Below, locate the line that contains "Convert this chart". Repeat exactly from that line to the line that contains "const INK = '#1a1a1a'", inclusive, leaving out the pictures.

**DATA SUPPLIED**
▬▬▬▬▬▬▬▬▬▬
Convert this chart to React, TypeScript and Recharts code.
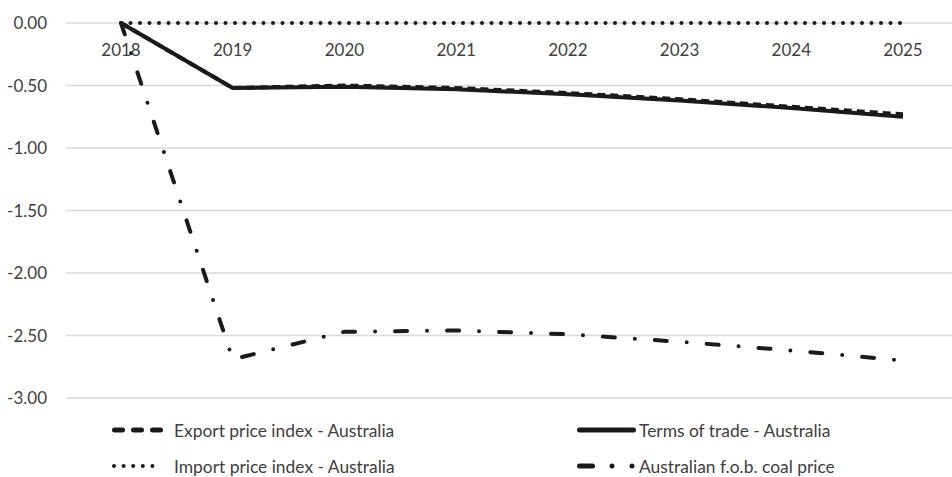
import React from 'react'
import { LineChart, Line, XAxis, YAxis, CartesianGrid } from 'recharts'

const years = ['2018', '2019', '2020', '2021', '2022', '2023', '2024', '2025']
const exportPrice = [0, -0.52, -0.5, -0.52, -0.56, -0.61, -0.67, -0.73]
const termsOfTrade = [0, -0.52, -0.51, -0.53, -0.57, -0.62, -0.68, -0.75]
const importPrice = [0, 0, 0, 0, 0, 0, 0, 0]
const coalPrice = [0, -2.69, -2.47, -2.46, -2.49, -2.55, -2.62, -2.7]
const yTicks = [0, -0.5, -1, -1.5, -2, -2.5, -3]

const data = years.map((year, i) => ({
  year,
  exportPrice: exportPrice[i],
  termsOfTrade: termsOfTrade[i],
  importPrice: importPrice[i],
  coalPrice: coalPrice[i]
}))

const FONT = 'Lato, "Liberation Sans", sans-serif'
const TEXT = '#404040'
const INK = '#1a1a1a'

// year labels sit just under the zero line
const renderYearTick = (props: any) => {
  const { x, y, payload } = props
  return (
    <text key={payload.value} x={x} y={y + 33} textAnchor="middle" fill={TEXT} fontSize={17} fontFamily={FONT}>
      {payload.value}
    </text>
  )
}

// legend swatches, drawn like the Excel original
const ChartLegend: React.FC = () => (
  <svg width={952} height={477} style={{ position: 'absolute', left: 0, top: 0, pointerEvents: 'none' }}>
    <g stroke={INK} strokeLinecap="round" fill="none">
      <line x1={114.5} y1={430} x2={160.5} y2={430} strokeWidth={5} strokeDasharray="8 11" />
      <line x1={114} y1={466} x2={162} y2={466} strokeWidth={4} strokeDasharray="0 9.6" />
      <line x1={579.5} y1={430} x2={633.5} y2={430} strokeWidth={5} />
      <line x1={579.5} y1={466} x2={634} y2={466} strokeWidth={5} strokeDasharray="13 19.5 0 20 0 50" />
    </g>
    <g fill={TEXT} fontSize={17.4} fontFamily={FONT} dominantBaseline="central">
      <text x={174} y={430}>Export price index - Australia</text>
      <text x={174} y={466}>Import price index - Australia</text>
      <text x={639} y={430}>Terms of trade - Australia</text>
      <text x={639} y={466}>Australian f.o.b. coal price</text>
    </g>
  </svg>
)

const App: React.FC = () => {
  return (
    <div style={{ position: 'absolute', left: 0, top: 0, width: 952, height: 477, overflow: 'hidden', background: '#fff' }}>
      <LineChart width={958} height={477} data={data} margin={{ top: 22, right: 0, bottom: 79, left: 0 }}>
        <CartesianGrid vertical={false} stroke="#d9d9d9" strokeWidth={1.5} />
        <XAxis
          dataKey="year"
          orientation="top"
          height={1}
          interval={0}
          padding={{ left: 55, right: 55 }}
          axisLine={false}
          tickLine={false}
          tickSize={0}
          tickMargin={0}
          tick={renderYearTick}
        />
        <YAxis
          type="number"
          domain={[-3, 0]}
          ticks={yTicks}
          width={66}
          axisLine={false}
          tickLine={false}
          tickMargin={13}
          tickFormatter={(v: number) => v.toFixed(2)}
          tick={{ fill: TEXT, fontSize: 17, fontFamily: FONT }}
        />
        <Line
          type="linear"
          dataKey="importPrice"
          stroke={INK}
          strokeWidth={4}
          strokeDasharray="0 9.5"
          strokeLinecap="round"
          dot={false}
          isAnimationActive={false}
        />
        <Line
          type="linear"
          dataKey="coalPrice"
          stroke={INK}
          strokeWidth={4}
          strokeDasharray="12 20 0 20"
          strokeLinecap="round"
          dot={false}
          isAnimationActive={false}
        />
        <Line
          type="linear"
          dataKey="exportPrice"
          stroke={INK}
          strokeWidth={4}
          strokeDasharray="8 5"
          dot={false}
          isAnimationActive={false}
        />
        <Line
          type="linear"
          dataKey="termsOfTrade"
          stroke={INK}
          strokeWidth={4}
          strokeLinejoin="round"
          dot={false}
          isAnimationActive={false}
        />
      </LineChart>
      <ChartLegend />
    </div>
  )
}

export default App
▬▬▬▬▬▬▬▬▬▬
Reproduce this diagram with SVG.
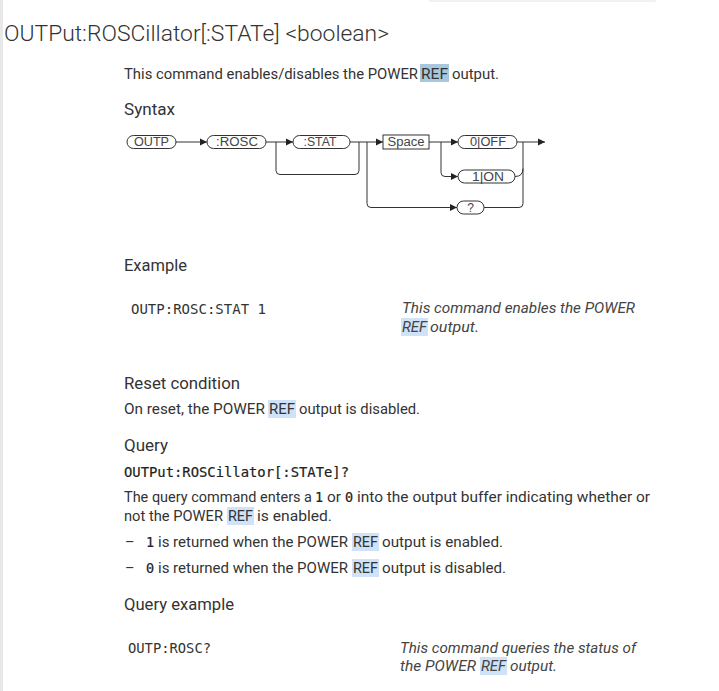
▬▬▬▬▬▬▬▬▬▬
**FULL OUTPUT**
Convert this chart to React, TypeScript and Recharts code.
import React from 'react'
import { LineChart, Line, XAxis, YAxis, CartesianGrid } from 'recharts'

const years = ['2018', '2019', '2020', '2021', '2022', '2023', '2024', '2025']
const exportPrice = [0, -0.52, -0.5, -0.52, -0.56, -0.61, -0.67, -0.73]
const termsOfTrade = [0, -0.52, -0.51, -0.53, -0.57, -0.62, -0.68, -0.75]
const importPrice = [0, 0, 0, 0, 0, 0, 0, 0]
const coalPrice = [0, -2.69, -2.47, -2.46, -2.49, -2.55, -2.62, -2.7]
const yTicks = [0, -0.5, -1, -1.5, -2, -2.5, -3]

const data = years.map((year, i) => ({
  year,
  exportPrice: exportPrice[i],
  termsOfTrade: termsOfTrade[i],
  importPrice: importPrice[i],
  coalPrice: coalPrice[i]
}))

const FONT = 'Lato, "Liberation Sans", sans-serif'
const TEXT = '#404040'
const INK = '#1a1a1a'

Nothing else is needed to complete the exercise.